> Exercise goal:
Set down, exactly as written, only the lines starting with the one that holds "Output the LaTeX" and ending with the one that holds "(turnnum) at (110,26)".

---- Extracted records

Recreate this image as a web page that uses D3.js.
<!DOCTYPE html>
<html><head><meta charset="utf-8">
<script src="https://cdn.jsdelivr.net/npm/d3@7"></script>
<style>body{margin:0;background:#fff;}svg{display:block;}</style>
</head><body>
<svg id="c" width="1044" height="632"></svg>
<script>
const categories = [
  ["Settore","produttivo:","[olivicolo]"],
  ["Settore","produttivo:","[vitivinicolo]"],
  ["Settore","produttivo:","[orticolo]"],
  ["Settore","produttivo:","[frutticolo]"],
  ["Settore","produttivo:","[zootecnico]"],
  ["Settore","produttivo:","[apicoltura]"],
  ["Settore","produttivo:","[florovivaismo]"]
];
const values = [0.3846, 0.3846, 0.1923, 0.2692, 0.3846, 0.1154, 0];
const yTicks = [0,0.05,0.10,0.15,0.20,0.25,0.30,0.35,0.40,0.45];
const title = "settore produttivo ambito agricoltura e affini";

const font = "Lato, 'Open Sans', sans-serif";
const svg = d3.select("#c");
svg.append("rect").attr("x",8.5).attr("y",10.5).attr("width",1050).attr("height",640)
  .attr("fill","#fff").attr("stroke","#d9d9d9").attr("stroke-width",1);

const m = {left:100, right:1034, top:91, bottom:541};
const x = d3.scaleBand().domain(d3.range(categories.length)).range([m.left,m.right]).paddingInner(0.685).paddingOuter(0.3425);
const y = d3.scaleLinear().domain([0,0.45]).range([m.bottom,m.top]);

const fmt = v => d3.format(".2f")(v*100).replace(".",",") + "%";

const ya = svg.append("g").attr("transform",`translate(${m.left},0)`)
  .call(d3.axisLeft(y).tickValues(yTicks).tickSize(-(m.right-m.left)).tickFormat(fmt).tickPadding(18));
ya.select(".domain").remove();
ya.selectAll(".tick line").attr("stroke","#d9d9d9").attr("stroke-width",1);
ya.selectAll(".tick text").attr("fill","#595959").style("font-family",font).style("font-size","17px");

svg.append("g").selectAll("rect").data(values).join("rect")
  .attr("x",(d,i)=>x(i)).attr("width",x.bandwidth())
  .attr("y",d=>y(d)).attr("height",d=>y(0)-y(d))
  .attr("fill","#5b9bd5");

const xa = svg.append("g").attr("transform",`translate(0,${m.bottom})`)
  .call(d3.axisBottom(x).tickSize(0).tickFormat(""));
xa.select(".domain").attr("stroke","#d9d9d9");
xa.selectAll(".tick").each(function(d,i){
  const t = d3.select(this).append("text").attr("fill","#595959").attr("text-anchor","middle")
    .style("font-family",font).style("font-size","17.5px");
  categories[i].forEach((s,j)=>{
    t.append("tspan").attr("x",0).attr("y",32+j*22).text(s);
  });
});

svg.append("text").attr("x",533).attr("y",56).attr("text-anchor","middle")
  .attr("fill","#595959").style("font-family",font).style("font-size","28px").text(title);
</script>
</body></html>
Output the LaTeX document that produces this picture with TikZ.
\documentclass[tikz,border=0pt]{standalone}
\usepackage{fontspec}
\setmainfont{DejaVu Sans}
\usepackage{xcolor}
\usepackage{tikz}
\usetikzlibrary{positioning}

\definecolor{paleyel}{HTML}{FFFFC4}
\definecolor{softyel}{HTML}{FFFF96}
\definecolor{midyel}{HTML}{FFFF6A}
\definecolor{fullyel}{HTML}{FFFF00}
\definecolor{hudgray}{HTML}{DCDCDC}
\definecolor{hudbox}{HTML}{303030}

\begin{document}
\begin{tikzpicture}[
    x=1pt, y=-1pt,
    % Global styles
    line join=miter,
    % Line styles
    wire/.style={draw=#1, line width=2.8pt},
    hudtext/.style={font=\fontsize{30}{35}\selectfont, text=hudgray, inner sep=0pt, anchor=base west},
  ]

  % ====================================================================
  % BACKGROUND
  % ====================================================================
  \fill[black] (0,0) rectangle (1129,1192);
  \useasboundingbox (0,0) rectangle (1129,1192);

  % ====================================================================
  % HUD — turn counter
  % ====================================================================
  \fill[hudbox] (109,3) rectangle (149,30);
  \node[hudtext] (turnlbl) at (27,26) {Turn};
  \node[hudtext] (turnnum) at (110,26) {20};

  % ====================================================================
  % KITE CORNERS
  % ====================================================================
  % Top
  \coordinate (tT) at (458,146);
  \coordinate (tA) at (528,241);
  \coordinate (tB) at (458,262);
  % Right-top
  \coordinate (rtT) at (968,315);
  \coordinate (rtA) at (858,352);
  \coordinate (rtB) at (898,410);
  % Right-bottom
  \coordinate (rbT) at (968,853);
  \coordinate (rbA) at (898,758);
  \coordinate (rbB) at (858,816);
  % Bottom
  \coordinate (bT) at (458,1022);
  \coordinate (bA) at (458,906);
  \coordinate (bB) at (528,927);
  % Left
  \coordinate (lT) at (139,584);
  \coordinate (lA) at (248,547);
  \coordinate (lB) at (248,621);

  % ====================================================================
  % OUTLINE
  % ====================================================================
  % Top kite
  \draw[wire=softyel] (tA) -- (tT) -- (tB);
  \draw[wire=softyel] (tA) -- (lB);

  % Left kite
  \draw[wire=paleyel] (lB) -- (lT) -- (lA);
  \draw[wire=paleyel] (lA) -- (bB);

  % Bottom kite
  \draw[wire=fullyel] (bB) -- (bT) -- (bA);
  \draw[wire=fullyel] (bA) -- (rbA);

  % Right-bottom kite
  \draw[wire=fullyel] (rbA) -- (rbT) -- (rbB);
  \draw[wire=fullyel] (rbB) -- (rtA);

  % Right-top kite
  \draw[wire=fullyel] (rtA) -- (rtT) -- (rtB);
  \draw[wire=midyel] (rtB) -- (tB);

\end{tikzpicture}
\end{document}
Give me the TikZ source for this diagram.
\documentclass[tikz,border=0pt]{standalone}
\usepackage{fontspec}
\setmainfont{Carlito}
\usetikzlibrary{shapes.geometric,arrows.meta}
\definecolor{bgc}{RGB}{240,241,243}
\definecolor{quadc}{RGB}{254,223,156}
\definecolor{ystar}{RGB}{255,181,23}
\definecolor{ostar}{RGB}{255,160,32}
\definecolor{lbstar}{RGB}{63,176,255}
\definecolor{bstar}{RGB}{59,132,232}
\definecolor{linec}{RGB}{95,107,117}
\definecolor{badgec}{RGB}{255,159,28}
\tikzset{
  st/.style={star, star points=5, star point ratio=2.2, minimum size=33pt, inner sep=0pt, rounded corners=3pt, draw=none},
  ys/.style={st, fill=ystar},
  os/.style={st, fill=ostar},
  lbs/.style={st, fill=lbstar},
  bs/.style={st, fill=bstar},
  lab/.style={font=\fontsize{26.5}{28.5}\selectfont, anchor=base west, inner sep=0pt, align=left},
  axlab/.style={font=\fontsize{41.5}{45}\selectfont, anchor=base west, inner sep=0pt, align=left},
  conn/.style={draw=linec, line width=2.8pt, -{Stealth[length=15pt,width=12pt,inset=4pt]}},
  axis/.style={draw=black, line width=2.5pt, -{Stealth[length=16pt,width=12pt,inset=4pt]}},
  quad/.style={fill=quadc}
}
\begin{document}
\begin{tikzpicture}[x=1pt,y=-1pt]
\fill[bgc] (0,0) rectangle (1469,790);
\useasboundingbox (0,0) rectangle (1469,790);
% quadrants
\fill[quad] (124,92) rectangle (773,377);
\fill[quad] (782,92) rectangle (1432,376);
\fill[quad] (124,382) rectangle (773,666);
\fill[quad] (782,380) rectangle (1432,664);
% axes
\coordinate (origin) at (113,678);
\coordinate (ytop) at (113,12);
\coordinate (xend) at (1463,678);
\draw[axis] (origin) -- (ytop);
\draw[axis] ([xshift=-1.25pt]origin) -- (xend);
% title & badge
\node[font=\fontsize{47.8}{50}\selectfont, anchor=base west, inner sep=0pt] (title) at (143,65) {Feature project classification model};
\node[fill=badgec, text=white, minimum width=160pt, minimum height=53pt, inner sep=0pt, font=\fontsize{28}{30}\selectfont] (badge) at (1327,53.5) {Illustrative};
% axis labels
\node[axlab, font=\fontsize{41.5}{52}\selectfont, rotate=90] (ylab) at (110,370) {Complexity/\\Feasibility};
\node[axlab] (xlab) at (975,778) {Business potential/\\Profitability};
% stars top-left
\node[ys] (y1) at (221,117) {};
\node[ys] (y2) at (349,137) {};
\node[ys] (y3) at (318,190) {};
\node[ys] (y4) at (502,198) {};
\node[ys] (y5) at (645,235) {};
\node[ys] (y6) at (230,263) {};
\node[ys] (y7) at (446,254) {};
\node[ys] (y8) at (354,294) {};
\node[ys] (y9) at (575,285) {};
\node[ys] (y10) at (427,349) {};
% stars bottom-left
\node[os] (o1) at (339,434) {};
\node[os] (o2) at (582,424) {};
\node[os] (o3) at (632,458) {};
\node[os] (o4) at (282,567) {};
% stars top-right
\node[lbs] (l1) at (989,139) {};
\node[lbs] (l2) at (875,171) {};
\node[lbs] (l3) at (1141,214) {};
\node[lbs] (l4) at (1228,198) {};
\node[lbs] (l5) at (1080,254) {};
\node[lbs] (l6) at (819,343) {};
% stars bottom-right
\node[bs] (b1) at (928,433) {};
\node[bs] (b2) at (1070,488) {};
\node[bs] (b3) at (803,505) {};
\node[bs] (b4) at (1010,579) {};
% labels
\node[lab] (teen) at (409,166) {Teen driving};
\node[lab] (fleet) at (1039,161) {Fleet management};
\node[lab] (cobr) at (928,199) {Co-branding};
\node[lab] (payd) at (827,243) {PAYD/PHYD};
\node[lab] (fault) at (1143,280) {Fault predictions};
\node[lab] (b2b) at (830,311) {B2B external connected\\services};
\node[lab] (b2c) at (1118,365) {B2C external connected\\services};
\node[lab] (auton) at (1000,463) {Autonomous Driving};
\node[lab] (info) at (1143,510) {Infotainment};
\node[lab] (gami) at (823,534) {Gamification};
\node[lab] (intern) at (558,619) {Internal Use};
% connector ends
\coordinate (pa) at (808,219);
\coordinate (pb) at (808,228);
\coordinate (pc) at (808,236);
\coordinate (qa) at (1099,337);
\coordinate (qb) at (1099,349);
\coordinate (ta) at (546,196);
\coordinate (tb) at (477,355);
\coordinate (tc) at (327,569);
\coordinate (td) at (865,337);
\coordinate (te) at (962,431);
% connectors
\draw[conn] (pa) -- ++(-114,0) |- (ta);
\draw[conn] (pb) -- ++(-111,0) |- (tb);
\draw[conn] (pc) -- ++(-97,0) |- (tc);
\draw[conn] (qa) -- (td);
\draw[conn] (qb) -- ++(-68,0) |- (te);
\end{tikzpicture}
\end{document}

--------

> Reply:
Output the LaTeX document that produces this picture with TikZ.
\documentclass[tikz,border=0pt]{standalone}
\usepackage{fontspec}
\setmainfont{DejaVu Sans}
\usepackage{xcolor}
\usepackage{tikz}
\usetikzlibrary{positioning}

\definecolor{paleyel}{HTML}{FFFFC4}
\definecolor{softyel}{HTML}{FFFF96}
\definecolor{midyel}{HTML}{FFFF6A}
\definecolor{fullyel}{HTML}{FFFF00}
\definecolor{hudgray}{HTML}{DCDCDC}
\definecolor{hudbox}{HTML}{303030}

\begin{document}
\begin{tikzpicture}[
    x=1pt, y=-1pt,
    % Global styles
    line join=miter,
    % Line styles
    wire/.style={draw=#1, line width=2.8pt},
    hudtext/.style={font=\fontsize{30}{35}\selectfont, text=hudgray, inner sep=0pt, anchor=base west},
  ]

  % ====================================================================
  % BACKGROUND
  % ====================================================================
  \fill[black] (0,0) rectangle (1129,1192);
  \useasboundingbox (0,0) rectangle (1129,1192);

  % ====================================================================
  % HUD — turn counter
  % ====================================================================
  \fill[hudbox] (109,3) rectangle (149,30);
  \node[hudtext] (turnlbl) at (27,26) {Turn};
  \node[hudtext] (turnnum) at (110,26) {20};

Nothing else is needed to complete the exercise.